To me, the only noticeable improvement has been in Mass Rapid Transport (MRT). Tourists interested in the seedier side of Bangkok smile broadly when they learn that even though these MRT systems are limited in scope, the planners have actually managed to link them up with Bangkok’s three biggest red-light districts. Now that’s pragmatism at it’s very best.
The MRT systems do not go to and from city airports, or to the main railway stations, or to three out of four bus terminals. Try getting to bus terminal Mo Chit 2 with luggage. The elevated railway (Skytrain) goes to Mo Chit 1 station but to get to Mo Chit 2 you either walk about a kilometre across a park, or take a damn taxi.
They may never link up with the new International airport. There are too many powerful vested interests (taxi-mafia?) involved. Guidebooks inform would-be tourists that a train service to the inner city should have been in place by 2008. Some say it will become operable later this year. Nobody should bet on it. But should the Skytrain happen to be going your way it is an air-conditioned pleasure to use.

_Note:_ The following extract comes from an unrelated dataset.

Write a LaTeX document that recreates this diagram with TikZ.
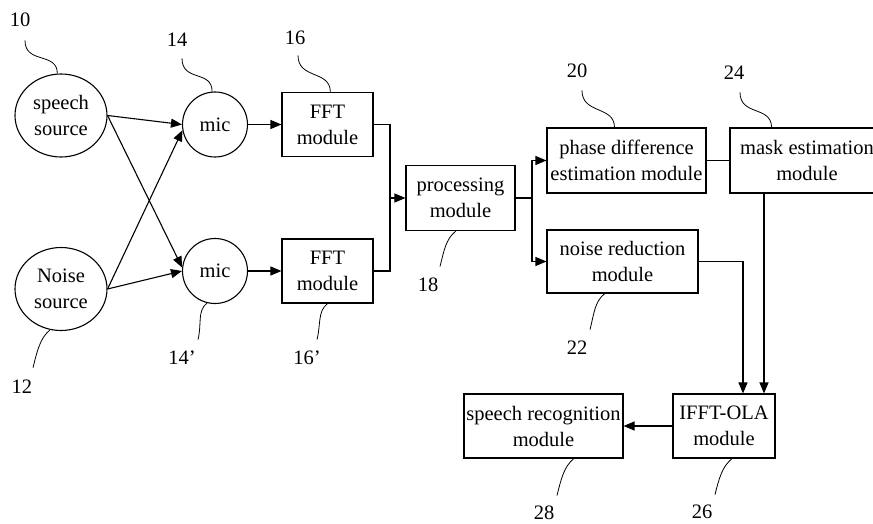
\documentclass[tikz,border=0pt]{standalone}
\usepackage{fontspec}
\setmainfont{Liberation Serif}
\usetikzlibrary{arrows.meta,shapes.geometric}

\begin{document}
\begin{tikzpicture}[x=1pt,y=-1pt,line width=1.1pt]
  \tikzstyle{every node}=[font=\fontsize{20.5}{26}\selectfont,align=center,inner sep=0]
  \tikzstyle{src}=[draw,ellipse,minimum width=92,minimum height=83]
  \tikzstyle{mic}=[draw,circle,minimum size=65]
  \tikzstyle{box}=[draw,rectangle,minimum height=64]
  \tikzstyle{arr}=[-{Triangle[length=11pt,width=9pt]}]
  \tikzstyle{lead}=[line width=0.8pt]
  \useasboundingbox (0,0) rectangle (873,524);
  \clip (0,0) rectangle (873,524);
  \node[src] (10) at (61,115.5) {speech\\source};
  \node[src] (12) at (61,289) {Noise\\source};
  \node[mic] (14) at (215,124.5) {mic};
  \node[mic] (14b) at (215,271) {mic};
  \node[box,minimum width=91] (16) at (327.5,124.5) {FFT\\module};
  \node[box,minimum width=91] (16b) at (327.5,271) {FFT\\module};
  \node[box,minimum width=109,minimum height=65] (18) at (460.5,198) {processing\\module};
  \node[box,minimum width=159,minimum height=65] (20) at (626.5,160.5) {phase difference\\estimation module};
  \node[box,minimum width=154,minimum height=65] (24) at (807,160.5) {mask estimation\\module};
  \node[box,minimum width=151,minimum height=63] (22) at (622.5,261.5) {noise reduction\\module};
  \node[box,minimum width=102] (26) at (724,426) {IFFT-OLA\\module};
  \node[box,minimum width=159] (28) at (543.5,426) {speech recognition\\module};
  \coordinate (j) at (390,198);
  \coordinate (s) at (532,198);
  \path[arr]
    (10.east) edge (14.west)
    (10.east) edge (14b.174)
    (12.east) edge (14.-170)
    (12.east) edge (14b.west)
    (14) edge (16)
    (14b) edge (16b)
    (j) edge (18)
    (26) edge (28);
  \draw (16.east) -| (j) |- (16b.east);
  \draw (18.east) -- (s);
  \draw[arr] (s) |- (20.west);
  \draw[arr] (s) |- (22.west);
  \draw (20) -- (24);
  \draw[arr] (22.east) -| ([xshift=19]26.north);
  \draw[arr] ([xshift=-43]24.south) -- ([xshift=40]26.north);
  % reference numbers
  \node (n10) at (20,20) {10};
  \node (n12) at (22,387) {12};
  \node (n14) at (177,40) {14};
  \node (n14b) at (182,358) {14’};
  \node (n16) at (295,38) {16};
  \node (n16b) at (307,358) {16’};
  \node (n18) at (428,285) {18};
  \node (n20) at (577,71) {20};
  \node (n22) at (577,348) {22};
  \node (n24) at (734,73) {24};
  \node (n26) at (702,512) {26};
  \node (n28) at (544,513) {28};
  \draw[lead] ([shift={(5,13)}]n10.south) .. controls +(0,24) and +(0,-22) .. (10.95);
  \draw[lead] ([shift={(5,11)}]n14.south) .. controls +(0,24) and +(0,-22) .. (14.95);
  \draw[lead] ([shift={(3,10)}]n16.south) .. controls +(0,24) and +(0,-22) .. (16.85);
  \draw[lead] ([shift={(5,12)}]n20.south) .. controls +(0,24) and +(0,-22) .. (20.110);
  \draw[lead] ([shift={(6,12)}]n24.south) .. controls +(0,24) and +(0,-22) .. (24.137);
  \draw[lead] (12.-105) .. controls +(-10,8) and +(4,-16) .. ([shift={(11,-12)}]n12.north);
  \draw[lead] (14b.-104) .. controls +(-10,8) and +(4,-16) .. ([shift={(16,-11)}]n14b.north);
  \draw[lead] (16b.south) .. controls +(-10,8) and +(4,-16) .. ([shift={(10,-11)}]n16b.north);
  \draw[lead] (18.-98) .. controls +(-10,8) and +(4,-16) .. ([shift={(12,-11)}]n18.north);
  \draw[lead] (22.-119) .. controls +(-10,8) and +(4,-16) .. ([shift={(13,-11)}]n22.north);
  \draw[lead] (28.-47) .. controls +(-10,8) and +(4,-16) .. ([shift={(13,-10)}]n28.north);
  \draw[lead] (26.-76) .. controls +(-10,8) and +(4,-16) .. ([shift={(13,-10)}]n26.north);
\end{tikzpicture}
\end{document}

The downside to it is where they’ve built it. It runs over the top of some of the busiest roads in the city and creates what can only be described as tunnels from hell. Made of concrete, the structure’s base forms a roof over the roads and traps traffic noise and CO2 fumes, which exaggerates the already stifling heat. I suspect that CO2 and noise levels in the tunnels are harmful, which might be why an increasing number of city-dwellers and traffic police wear face masks.
Bangkok is a failed city. Visit it out of curiosity, if you must, but don’t linger because you’ll only serve to make it worse. Oh! It’s just been reported that there are an estimated 400,000 stray dogs in Bangkok and that cases of rabies are on the increase.